To fetch data from a specified table by applying query parameters:
let table_name = "pages";
let query_params = RequestParams {
limit: Some(20),
..Default::default()
};
let response = spider.data_get(table_name, Some(query_params)).await.expect("Failed to retrieve data from table");
println!("Data from table: {:?}", response);
To delete data from a specified table based on certain conditions:
let table_name = "websites";
let delete_params = RequestParams {
domain: Some("www.example.com".to_string()),
..Default::default()
};
let response = spider.data_delete(table_name, Some(delete_params)).await.expect("Failed to delete data from table");
println!("Delete Response: {:?}", response);
If you need to use streaming, set the stream
parameter to true
and provide a callback function:
fn handle_json(json_obj: serde_json::Value) {
println!("Received chunk: {:?}", json_obj);
}
let url = "https://example.com";
let crawler_params = RequestParams {
limit: Some(1),
proxy_enabled: Some(true),
store_data: Some(false),
metadata: Some(false),
request: Some(RequestType::Http),
..Default::default()
};
spider.links(url, Some(crawler_params), true, "application/json").await.expect("Failed to retrieve links from URL");
The following Content-type headers are supported using the content_type
parameter:
application/json
text/csv
application/xml
application/jsonl
let url = "https://example.com";
let crawler_params = RequestParams {
limit: Some(1),
proxy_enabled: Some(true),
store_data: Some(false),
metadata: Some(false),
request: Some(RequestType::Http),
..Default::default()
};
// Stream JSON lines back to the client
spider.crawl_url(url, Some(crawler_params), true, "application/jsonl", None::<fn(serde_json::Value)>).await.expect("Failed to crawl the URL");
The SDK handles errors returned by the Spider Cloud API and raises appropriate exceptions.
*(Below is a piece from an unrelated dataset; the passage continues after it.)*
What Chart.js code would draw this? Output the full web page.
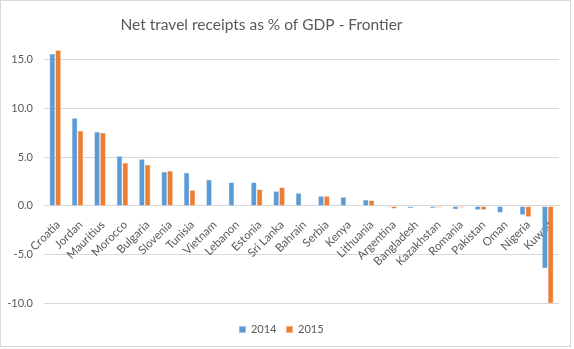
<!DOCTYPE html>
<html>
<head>
<meta charset="utf-8">
<script src="https://cdn.jsdelivr.net/npm/chart.js@4/dist/chart.umd.min.js"></script>
<style>
  html, body { margin: 0; padding: 0; background: #ffffff; }
  #frame {
    position: absolute; left: 0; top: 0;
    width: 569px; height: 345px;
    border: 1px solid #d9d9d9;
    background: #ffffff;
  }
  #wrap { position: absolute; left: 0; top: 0; width: 571px; height: 347px; }
</style>
</head>
<body>
<div id="frame"></div>
<div id="wrap"><canvas id="chart" width="571" height="347"></canvas></div>
<script>
// Net travel receipts (% of GDP), frontier markets
const countries = ['Croatia', 'Jordan', 'Mauritius', 'Morocco', 'Bulgaria', 'Slovenia', 'Tunisia',
  'Vietnam', 'Lebanon', 'Estonia', 'Sri Lanka', 'Bahrain', 'Serbia', 'Kenya', 'Lithuania',
  'Argentina', 'Bangladesh', 'Kazakhstan', 'Romania', 'Pakistan', 'Oman', 'Nigeria', 'Kuwait'];

const receipts2014 = [15.6, 9.0, 7.6, 5.1, 4.8, 3.5, 3.4, 2.7, 2.4, 2.4, 1.5, 1.3, 1.0, 0.9, 0.6,
  -0.1, -0.2, -0.2, -0.35, -0.4, -0.68, -0.9, -6.4];
const receipts2015 = [16.0, 7.7, 7.5, 4.4, 4.2, 3.6, 1.6, null, null, 1.7, 1.9, null, 1.0, null, 0.55,
  -0.27, null, -0.17, -0.17, -0.4, null, -1.1, -10.0];

const seriesNames = ['2014', '2015'];
const yTicks = [-10, -5, 0, 5, 10, 15];

const textColor = '#595959';
const gridColor = '#d9d9d9';
const fontFamily = 'Lato, "Open Sans", sans-serif';

// The title sits a little left of the canvas centre
const titleShift = {
  id: 'titleShift',
  afterLayout(chart) {
    const t = chart.titleBlock;
    if (t) { t.left -= 20; t.right -= 20; }
  }
};

new Chart(document.getElementById('chart'), {
  type: 'bar',
  data: {
    labels: countries,
    datasets: [
      {
        label: seriesNames[0],
        data: receipts2014,
        backgroundColor: '#5b9bd5',
        borderColor: '#7fb1e0',
        borderWidth: 0.5,
        categoryPercentage: 0.52,
        barPercentage: 0.92
      },
      {
        label: seriesNames[1],
        data: receipts2015,
        backgroundColor: '#ed7d31',
        borderColor: '#f19a5f',
        borderWidth: 0.5,
        categoryPercentage: 0.52,
        barPercentage: 0.92
      }
    ]
  },
  plugins: [titleShift],
  options: {
    responsive: false,
    animation: false,
    layout: { padding: { left: 4, right: 12, top: 0, bottom: 2 } },
    plugins: {
      title: {
        display: true,
        text: 'Net travel receipts as % of GDP - Frontier',
        color: textColor,
        font: { family: fontFamily, size: 15.5, weight: 'normal' },
        padding: { top: 15.5, bottom: 1.5 }
      },
      legend: {
        position: 'bottom',
        labels: {
          color: textColor,
          font: { family: fontFamily, size: 11 },
          boxWidth: 6,
          boxHeight: 6,
          padding: 10
        }
      },
      tooltip: { enabled: false }
    },
    scales: {
      x: {
        position: { y: 0 },
        grid: { display: false },
        border: { display: true, color: gridColor },
        afterFit: (scale) => { scale.paddingLeft = 0; scale.paddingRight = 0; },
        ticks: {
          color: textColor,
          font: { family: fontFamily, size: 11.5 },
          minRotation: 45,
          maxRotation: 45,
          autoSkip: false,
          padding: 4,
          labelOffset: 3
        }
      },
      y: {
        min: -11.1,
        max: 17.5,
        grid: { color: gridColor, drawTicks: false },
        border: { display: false },
        afterBuildTicks: (scale) => {
          scale.ticks = yTicks.map(v => ({ value: v }));
        },
        afterFit: (scale) => { scale.width = 40; },
        ticks: {
          color: textColor,
          font: { family: fontFamily, size: 11 },
          padding: 11,
          callback: (v) => Number(v).toFixed(1)
        }
      }
    }
  }
});
</script>
</body>
</html>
If an error occurs during a request, it will be propagated to the caller with a descriptive error message.
Contributions to the Spider Cloud Rust SDK are welcome! If you find any issues or have suggestions for improvements, please open an issue or submit a pull request on the GitHub repository.
The Spider Cloud Rust SDK is open-source and released under the MIT License.